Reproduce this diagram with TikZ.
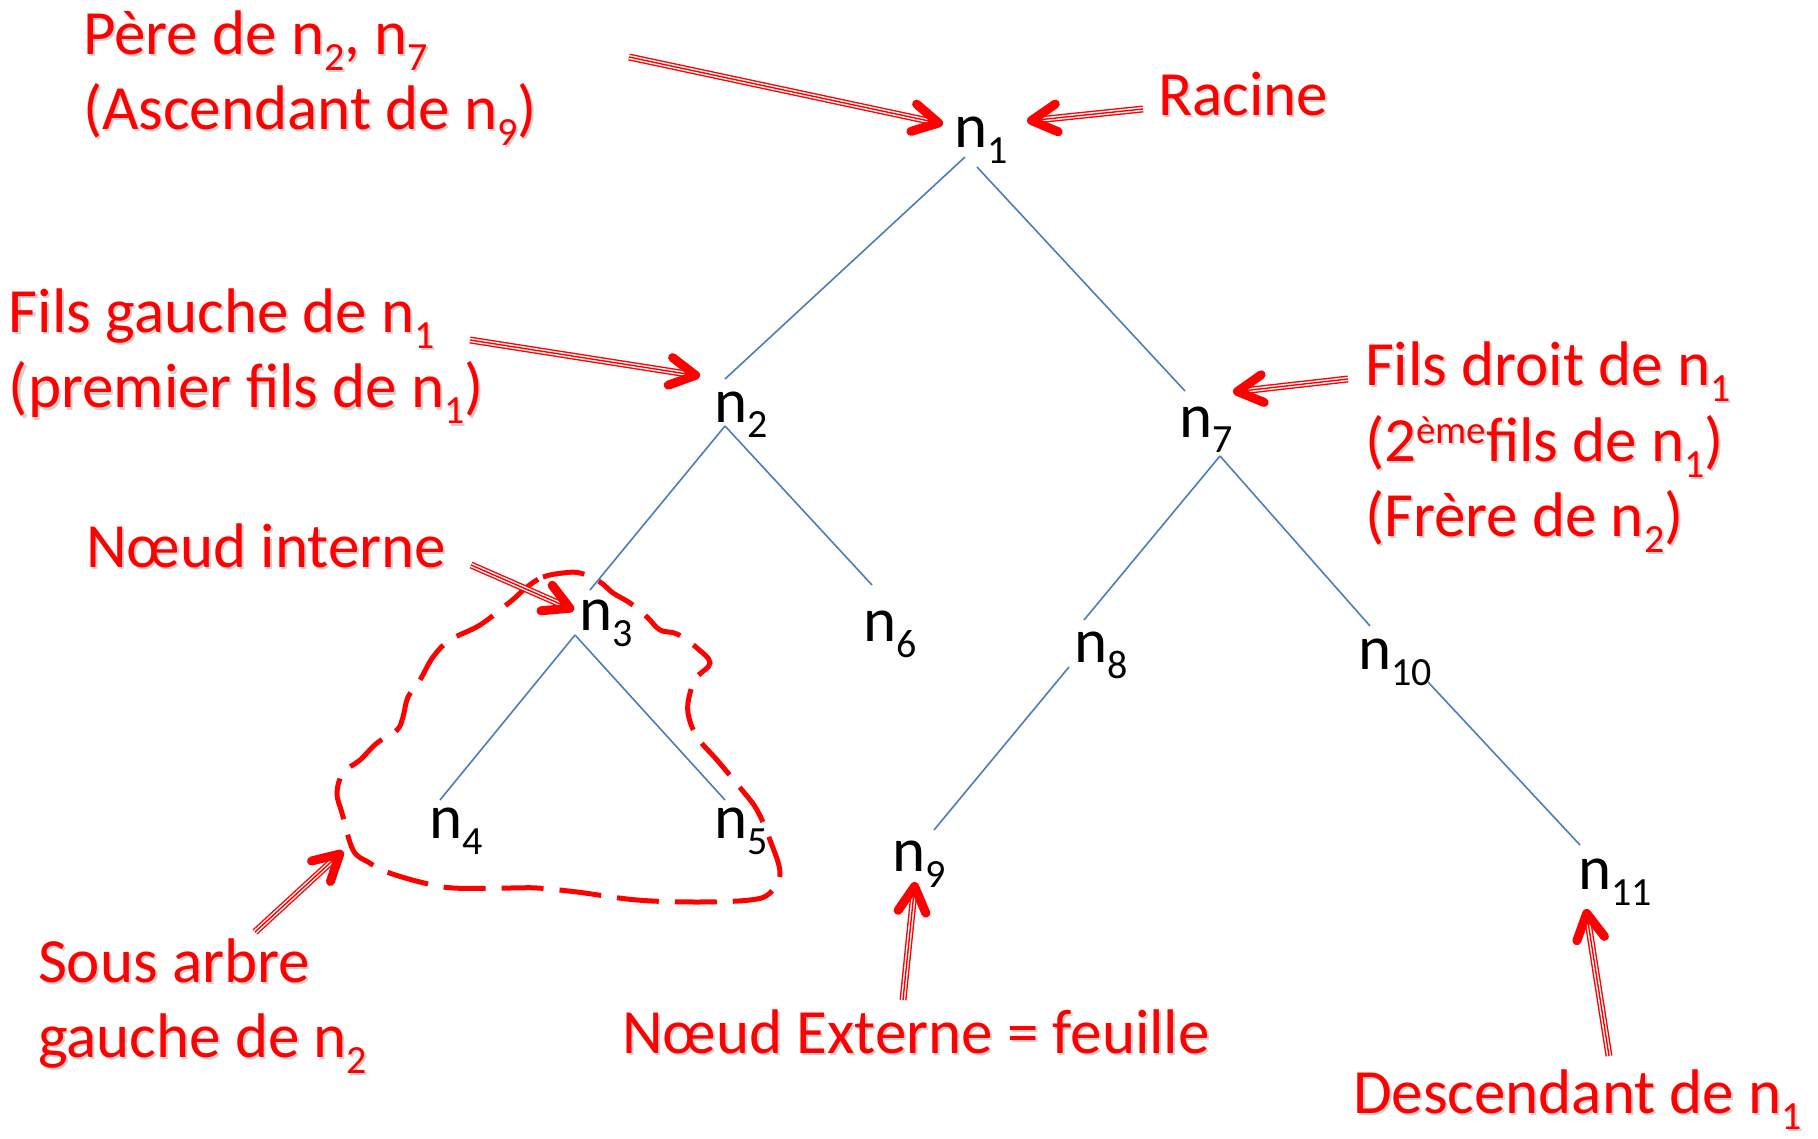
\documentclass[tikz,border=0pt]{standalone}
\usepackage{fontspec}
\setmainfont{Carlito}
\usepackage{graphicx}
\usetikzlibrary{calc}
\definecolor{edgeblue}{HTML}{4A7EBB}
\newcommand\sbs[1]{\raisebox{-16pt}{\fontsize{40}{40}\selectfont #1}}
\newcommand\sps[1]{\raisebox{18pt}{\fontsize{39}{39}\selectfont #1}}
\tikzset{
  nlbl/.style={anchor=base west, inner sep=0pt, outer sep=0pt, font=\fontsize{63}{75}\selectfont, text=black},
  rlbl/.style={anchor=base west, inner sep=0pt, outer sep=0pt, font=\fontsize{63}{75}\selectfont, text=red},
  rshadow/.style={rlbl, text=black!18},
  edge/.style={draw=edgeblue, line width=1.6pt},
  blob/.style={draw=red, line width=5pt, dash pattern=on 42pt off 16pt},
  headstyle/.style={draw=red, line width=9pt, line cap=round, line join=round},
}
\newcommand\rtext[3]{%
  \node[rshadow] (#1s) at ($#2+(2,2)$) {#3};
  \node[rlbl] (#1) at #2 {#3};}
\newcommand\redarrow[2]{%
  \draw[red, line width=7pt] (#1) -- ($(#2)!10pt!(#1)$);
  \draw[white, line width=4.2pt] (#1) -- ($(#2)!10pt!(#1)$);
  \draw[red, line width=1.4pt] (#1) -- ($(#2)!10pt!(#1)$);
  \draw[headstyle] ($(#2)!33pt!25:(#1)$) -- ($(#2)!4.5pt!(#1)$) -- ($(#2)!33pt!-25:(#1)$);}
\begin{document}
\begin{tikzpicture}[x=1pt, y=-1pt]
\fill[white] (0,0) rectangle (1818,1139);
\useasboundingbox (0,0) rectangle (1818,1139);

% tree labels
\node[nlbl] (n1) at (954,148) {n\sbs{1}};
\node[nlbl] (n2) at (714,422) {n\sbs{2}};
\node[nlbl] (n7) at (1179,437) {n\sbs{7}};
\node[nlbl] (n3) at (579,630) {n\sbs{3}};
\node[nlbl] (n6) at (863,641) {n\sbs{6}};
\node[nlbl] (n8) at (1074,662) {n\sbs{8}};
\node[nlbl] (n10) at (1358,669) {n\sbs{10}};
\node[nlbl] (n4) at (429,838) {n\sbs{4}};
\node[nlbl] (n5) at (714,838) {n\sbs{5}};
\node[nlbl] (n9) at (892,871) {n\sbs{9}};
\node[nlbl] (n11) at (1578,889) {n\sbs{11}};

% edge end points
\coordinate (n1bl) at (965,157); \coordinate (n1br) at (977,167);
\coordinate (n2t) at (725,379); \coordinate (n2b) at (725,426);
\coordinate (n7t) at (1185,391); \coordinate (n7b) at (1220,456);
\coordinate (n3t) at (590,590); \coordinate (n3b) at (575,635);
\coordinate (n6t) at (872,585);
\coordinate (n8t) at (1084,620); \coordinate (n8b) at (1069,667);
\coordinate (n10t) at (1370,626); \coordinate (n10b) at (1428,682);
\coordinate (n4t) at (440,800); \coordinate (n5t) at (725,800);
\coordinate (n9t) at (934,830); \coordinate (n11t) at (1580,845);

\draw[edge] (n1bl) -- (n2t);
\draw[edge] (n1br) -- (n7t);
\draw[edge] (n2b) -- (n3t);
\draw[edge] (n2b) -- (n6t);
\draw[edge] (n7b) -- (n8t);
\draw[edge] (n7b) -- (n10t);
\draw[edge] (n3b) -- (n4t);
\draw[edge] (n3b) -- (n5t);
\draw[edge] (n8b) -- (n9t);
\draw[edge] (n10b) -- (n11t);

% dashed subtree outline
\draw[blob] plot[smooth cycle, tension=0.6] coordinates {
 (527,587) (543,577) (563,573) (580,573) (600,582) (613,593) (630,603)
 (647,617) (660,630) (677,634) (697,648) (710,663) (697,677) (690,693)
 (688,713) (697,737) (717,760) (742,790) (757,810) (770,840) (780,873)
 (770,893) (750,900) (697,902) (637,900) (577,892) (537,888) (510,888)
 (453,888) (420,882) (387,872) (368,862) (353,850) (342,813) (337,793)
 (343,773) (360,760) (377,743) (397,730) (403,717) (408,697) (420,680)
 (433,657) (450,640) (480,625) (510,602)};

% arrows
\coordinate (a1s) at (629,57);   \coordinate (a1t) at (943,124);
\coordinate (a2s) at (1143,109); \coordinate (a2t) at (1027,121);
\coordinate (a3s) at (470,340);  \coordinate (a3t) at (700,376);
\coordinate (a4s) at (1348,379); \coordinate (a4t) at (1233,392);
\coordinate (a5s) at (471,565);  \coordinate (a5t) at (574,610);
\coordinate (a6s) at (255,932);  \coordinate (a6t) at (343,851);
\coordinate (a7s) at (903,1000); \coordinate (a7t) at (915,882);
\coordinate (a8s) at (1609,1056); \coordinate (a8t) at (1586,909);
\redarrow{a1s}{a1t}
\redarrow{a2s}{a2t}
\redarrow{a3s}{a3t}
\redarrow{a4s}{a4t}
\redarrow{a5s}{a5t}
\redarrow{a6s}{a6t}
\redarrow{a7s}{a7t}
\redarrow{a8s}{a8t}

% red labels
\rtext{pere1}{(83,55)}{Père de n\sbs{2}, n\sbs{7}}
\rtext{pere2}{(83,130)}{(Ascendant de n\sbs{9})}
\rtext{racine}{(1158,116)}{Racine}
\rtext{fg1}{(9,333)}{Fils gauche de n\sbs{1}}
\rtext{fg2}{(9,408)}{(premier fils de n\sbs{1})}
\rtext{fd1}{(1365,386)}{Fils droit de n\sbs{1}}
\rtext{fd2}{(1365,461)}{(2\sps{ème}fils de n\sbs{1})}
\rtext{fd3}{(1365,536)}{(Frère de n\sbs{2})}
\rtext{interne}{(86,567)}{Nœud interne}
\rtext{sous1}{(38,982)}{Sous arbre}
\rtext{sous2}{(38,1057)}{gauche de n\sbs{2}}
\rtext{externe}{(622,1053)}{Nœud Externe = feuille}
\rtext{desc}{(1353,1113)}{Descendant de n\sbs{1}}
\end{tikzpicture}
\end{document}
════════════════
# [PROBLEM TO SOLVE]
The material above must be printed exactly, with its pictures left out.

# [TASK SOLUTION]
Reproduce this diagram with TikZ.
\documentclass[tikz,border=0pt]{standalone}
\usepackage{fontspec}
\setmainfont{Carlito}
\usepackage{graphicx}
\usetikzlibrary{calc}
\definecolor{edgeblue}{HTML}{4A7EBB}
\newcommand\sbs[1]{\raisebox{-16pt}{\fontsize{40}{40}\selectfont #1}}
\newcommand\sps[1]{\raisebox{18pt}{\fontsize{39}{39}\selectfont #1}}
\tikzset{
  nlbl/.style={anchor=base west, inner sep=0pt, outer sep=0pt, font=\fontsize{63}{75}\selectfont, text=black},
  rlbl/.style={anchor=base west, inner sep=0pt, outer sep=0pt, font=\fontsize{63}{75}\selectfont, text=red},
  rshadow/.style={rlbl, text=black!18},
  edge/.style={draw=edgeblue, line width=1.6pt},
  blob/.style={draw=red, line width=5pt, dash pattern=on 42pt off 16pt},
  headstyle/.style={draw=red, line width=9pt, line cap=round, line join=round},
}
\newcommand\rtext[3]{%
  \node[rshadow] (#1s) at ($#2+(2,2)$) {#3};
  \node[rlbl] (#1) at #2 {#3};}
\newcommand\redarrow[2]{%
  \draw[red, line width=7pt] (#1) -- ($(#2)!10pt!(#1)$);
  \draw[white, line width=4.2pt] (#1) -- ($(#2)!10pt!(#1)$);
  \draw[red, line width=1.4pt] (#1) -- ($(#2)!10pt!(#1)$);
  \draw[headstyle] ($(#2)!33pt!25:(#1)$) -- ($(#2)!4.5pt!(#1)$) -- ($(#2)!33pt!-25:(#1)$);}
\begin{document}
\begin{tikzpicture}[x=1pt, y=-1pt]
\fill[white] (0,0) rectangle (1818,1139);
\useasboundingbox (0,0) rectangle (1818,1139);

% tree labels
\node[nlbl] (n1) at (954,148) {n\sbs{1}};
\node[nlbl] (n2) at (714,422) {n\sbs{2}};
\node[nlbl] (n7) at (1179,437) {n\sbs{7}};
\node[nlbl] (n3) at (579,630) {n\sbs{3}};
\node[nlbl] (n6) at (863,641) {n\sbs{6}};
\node[nlbl] (n8) at (1074,662) {n\sbs{8}};
\node[nlbl] (n10) at (1358,669) {n\sbs{10}};
\node[nlbl] (n4) at (429,838) {n\sbs{4}};
\node[nlbl] (n5) at (714,838) {n\sbs{5}};
\node[nlbl] (n9) at (892,871) {n\sbs{9}};
\node[nlbl] (n11) at (1578,889) {n\sbs{11}};

% edge end points
\coordinate (n1bl) at (965,157); \coordinate (n1br) at (977,167);
\coordinate (n2t) at (725,379); \coordinate (n2b) at (725,426);
\coordinate (n7t) at (1185,391); \coordinate (n7b) at (1220,456);
\coordinate (n3t) at (590,590); \coordinate (n3b) at (575,635);
\coordinate (n6t) at (872,585);
\coordinate (n8t) at (1084,620); \coordinate (n8b) at (1069,667);
\coordinate (n10t) at (1370,626); \coordinate (n10b) at (1428,682);
\coordinate (n4t) at (440,800); \coordinate (n5t) at (725,800);
\coordinate (n9t) at (934,830); \coordinate (n11t) at (1580,845);

\draw[edge] (n1bl) -- (n2t);
\draw[edge] (n1br) -- (n7t);
\draw[edge] (n2b) -- (n3t);
\draw[edge] (n2b) -- (n6t);
\draw[edge] (n7b) -- (n8t);
\draw[edge] (n7b) -- (n10t);
\draw[edge] (n3b) -- (n4t);
\draw[edge] (n3b) -- (n5t);
\draw[edge] (n8b) -- (n9t);
\draw[edge] (n10b) -- (n11t);

% dashed subtree outline
\draw[blob] plot[smooth cycle, tension=0.6] coordinates {
 (527,587) (543,577) (563,573) (580,573) (600,582) (613,593) (630,603)
 (647,617) (660,630) (677,634) (697,648) (710,663) (697,677) (690,693)
 (688,713) (697,737) (717,760) (742,790) (757,810) (770,840) (780,873)
 (770,893) (750,900) (697,902) (637,900) (577,892) (537,888) (510,888)
 (453,888) (420,882) (387,872) (368,862) (353,850) (342,813) (337,793)
 (343,773) (360,760) (377,743) (397,730) (403,717) (408,697) (420,680)
 (433,657) (450,640) (480,625) (510,602)};

% arrows
\coordinate (a1s) at (629,57);   \coordinate (a1t) at (943,124);
\coordinate (a2s) at (1143,109); \coordinate (a2t) at (1027,121);
\coordinate (a3s) at (470,340);  \coordinate (a3t) at (700,376);
\coordinate (a4s) at (1348,379); \coordinate (a4t) at (1233,392);
\coordinate (a5s) at (471,565);  \coordinate (a5t) at (574,610);
\coordinate (a6s) at (255,932);  \coordinate (a6t) at (343,851);
\coordinate (a7s) at (903,1000); \coordinate (a7t) at (915,882);
\coordinate (a8s) at (1609,1056); \coordinate (a8t) at (1586,909);
\redarrow{a1s}{a1t}
\redarrow{a2s}{a2t}
\redarrow{a3s}{a3t}
\redarrow{a4s}{a4t}
\redarrow{a5s}{a5t}
\redarrow{a6s}{a6t}
\redarrow{a7s}{a7t}
\redarrow{a8s}{a8t}

% red labels
\rtext{pere1}{(83,55)}{Père de n\sbs{2}, n\sbs{7}}
\rtext{pere2}{(83,130)}{(Ascendant de n\sbs{9})}
\rtext{racine}{(1158,116)}{Racine}
\rtext{fg1}{(9,333)}{Fils gauche de n\sbs{1}}
\rtext{fg2}{(9,408)}{(premier fils de n\sbs{1})}
\rtext{fd1}{(1365,386)}{Fils droit de n\sbs{1}}
\rtext{fd2}{(1365,461)}{(2\sps{ème}fils de n\sbs{1})}
\rtext{fd3}{(1365,536)}{(Frère de n\sbs{2})}
\rtext{interne}{(86,567)}{Nœud interne}
\rtext{sous1}{(38,982)}{Sous arbre}
\rtext{sous2}{(38,1057)}{gauche de n\sbs{2}}
\rtext{externe}{(622,1053)}{Nœud Externe = feuille}
\rtext{desc}{(1353,1113)}{Descendant de n\sbs{1}}
\end{tikzpicture}
\end{document}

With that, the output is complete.